Khamenei Is Dead. But What Happened to the Bombs?

VIENNA / WASHINGTON — In every war game, every classified scenario, every late-night think-tank simulation of an American military campaign against Iran, the question that ends every conversation is the same: what happens to the nuclear material?

Iran’s nuclear program, at the time of the February 28 strikes, had accumulated significant quantities of uranium enriched to 60% — just short of weapons-grade — at facilities in Natanz, Fordow, and Isfahan. The Trump administration had launched its first set of airstrikes against Iranian nuclear sites in June 2025, triggering the escalation cycle that ultimately led to Operation Epic Fury. But the fundamental question of what physically happened to Iran’s most sensitive nuclear assets — the enriched uranium stockpiles, the centrifuge cascades, the weapons-relevant technical knowledge dispersed among hundreds of scientists — has received almost no public answer.
The International Atomic Energy Agency (IAEA) lost inspector access to Iran’s nuclear sites following the breakdown of the third round of Geneva talks in late February 2026. As of this writing, there is no verified international monitoring of Iran’s nuclear activities. The IAEA is, effectively, blind.
This creates a scenario that nuclear security experts describe as potentially the most dangerous phase of the entire crisis: the “orphaned material” problem. When a centralized authoritarian state that controls nuclear material undergoes rapid, violent leadership collapse, the chain of custody for that material becomes radically uncertain. History provides cautionary tales: the dissolution of the Soviet Union in 1991 produced a decade of documented nuclear material smuggling attempts across porous borders.

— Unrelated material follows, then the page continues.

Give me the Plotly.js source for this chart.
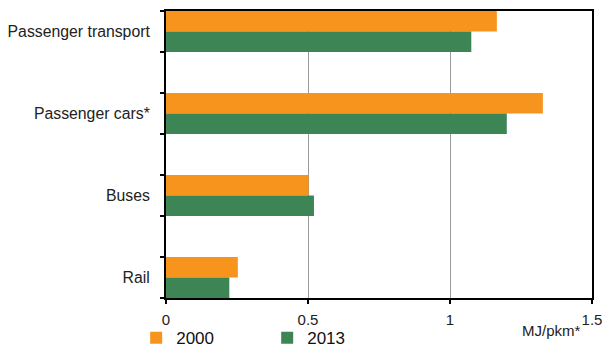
<!DOCTYPE html>
<html><head><meta charset="utf-8">
<script src="https://cdn.plot.ly/plotly-3.0.1.min.js"></script>
<style>html,body{margin:0;padding:0;background:#fff}</style>
</head><body><div id="chart" style="width:602px;height:349px"></div>
<script>
const categories = ["Passenger transport", "Passenger cars*", "Buses", "Rail"];
const values2000 = [1.165, 1.327, 0.502, 0.253];
const values2013 = [1.075, 1.200, 0.521, 0.223];
const seriesNames = ["2000", "2013"];
const xTicks = [0, 0.5, 1, 1.5];
const xTickLabels = ["0", "0.5", "1", "1.5"];
const colors = ["#F7941D", "#3D8555"];

const edgeTicks = [];
categories.forEach((c, i) => { edgeTicks.push(i - 0.25, i + 0.25); });

const traces = [
  {type:"bar", orientation:"h", y:categories, x:values2000, name:seriesNames[0],
   marker:{color:colors[0]}, hoverinfo:"none"},
  {type:"bar", orientation:"h", y:categories, x:values2013, name:seriesNames[1],
   marker:{color:colors[1]}, hoverinfo:"none"},
  {type:"scatter", mode:"none", x:[0], y:[0], yaxis:"y2", showlegend:false, hoverinfo:"none"}
];

const layout = {
  width:602, height:349,
  margin:{l:166, r:10, t:11, b:51, autoexpand:false},
  paper_bgcolor:"#fff", plot_bgcolor:"#fff",
  font:{family:"Liberation Sans, Arial, sans-serif", color:"#222", size:15},
  barmode:"group", bargap:0.5, bargroupgap:0,
  xaxis:{range:[0,1.5], tickvals:xTicks, ticktext:xTickLabels, showgrid:true,
    gridcolor:"#999", gridwidth:1, zeroline:false, showline:true, linecolor:"#000",
    linewidth:2, mirror:true, ticks:"outside", ticklen:4, tickcolor:"#000", tickwidth:2,
    tickfont:{size:15}, automargin:false, ticklabeloverflow:"allow", ticklabelstandoff:3},
  yaxis:{type:"category", categoryarray:categories, range:[3.25,-0.25], showgrid:false,
    zeroline:false, showline:true, linecolor:"#000", linewidth:2, mirror:true,
    ticks:"", ticklen:0, ticklabelstandoff:11, tickfont:{size:15.8}, automargin:false},
  yaxis2:{overlaying:"y", range:[3.25,-0.25], tickvals:edgeTicks, showticklabels:false,
    ticks:"outside", ticklen:5, tickcolor:"#000", tickwidth:2, showgrid:false,
    zeroline:false, showline:false},
  legend:{orientation:"h", x:-0.07, xanchor:"left", y:-0.14, yanchor:"middle",
    bgcolor:"rgba(0,0,0,0)",
    font:{size:17, color:"#111"}, entrywidth:86, entrywidthmode:"pixels",
    itemwidth:30, traceorder:"normal", tracegroupgap:0},
  annotations:[{xref:"paper", yref:"paper", x:0.978, xanchor:"right", y:-0.078, yanchor:"top",
    text:"MJ/pkm*", showarrow:false, font:{size:15, color:"#222"}}],
  showlegend:true
};

Plotly.newPlot("chart", traces, layout, {displayModeBar:false, staticPlot:true});
</script></body></html>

Iran is not the Soviet Union — its nuclear program is smaller and more centralized. But “smaller” is a deeply relative term when speaking about weapons-grade uranium. The IRGC units responsible for nuclear site security are now either under active bombardment or in the process of a chaotic command transition. The question of whether all nuclear material remains under state control — any state’s control — is one that Washington, Moscow, Beijing, and every European capital is privately asking with great urgency.

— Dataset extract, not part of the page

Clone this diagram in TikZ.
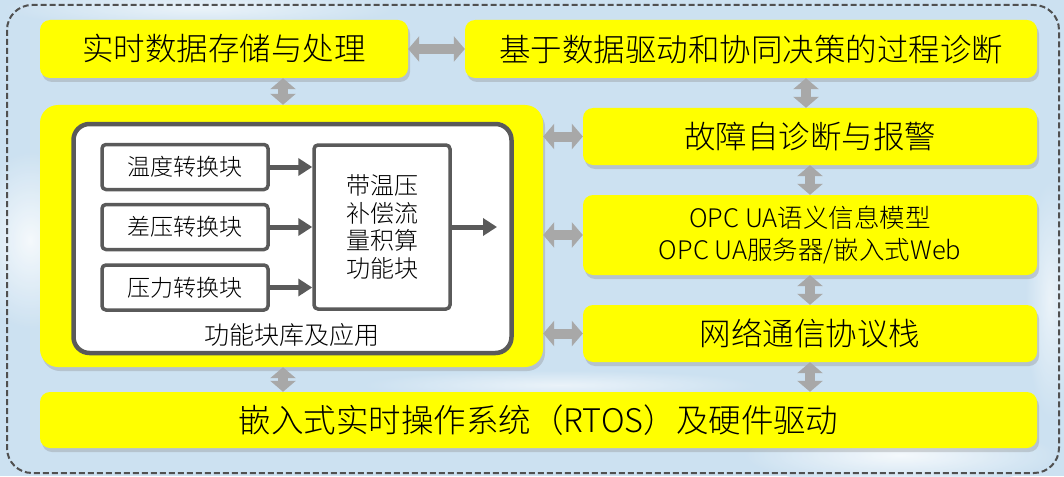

Trump’s stated justification for the entire military campaign was precisely this: that Iran, “armed with long-range missiles and nuclear weapons, would be a dire threat to every American.” The savage irony is that by destroying the command structure of the state that controlled that material, the United States may have created the very condition — dispersed, unmonitored nuclear material in a war zone — that it was trying to prevent.
The bombs, if they exist, are now everyone’s problem.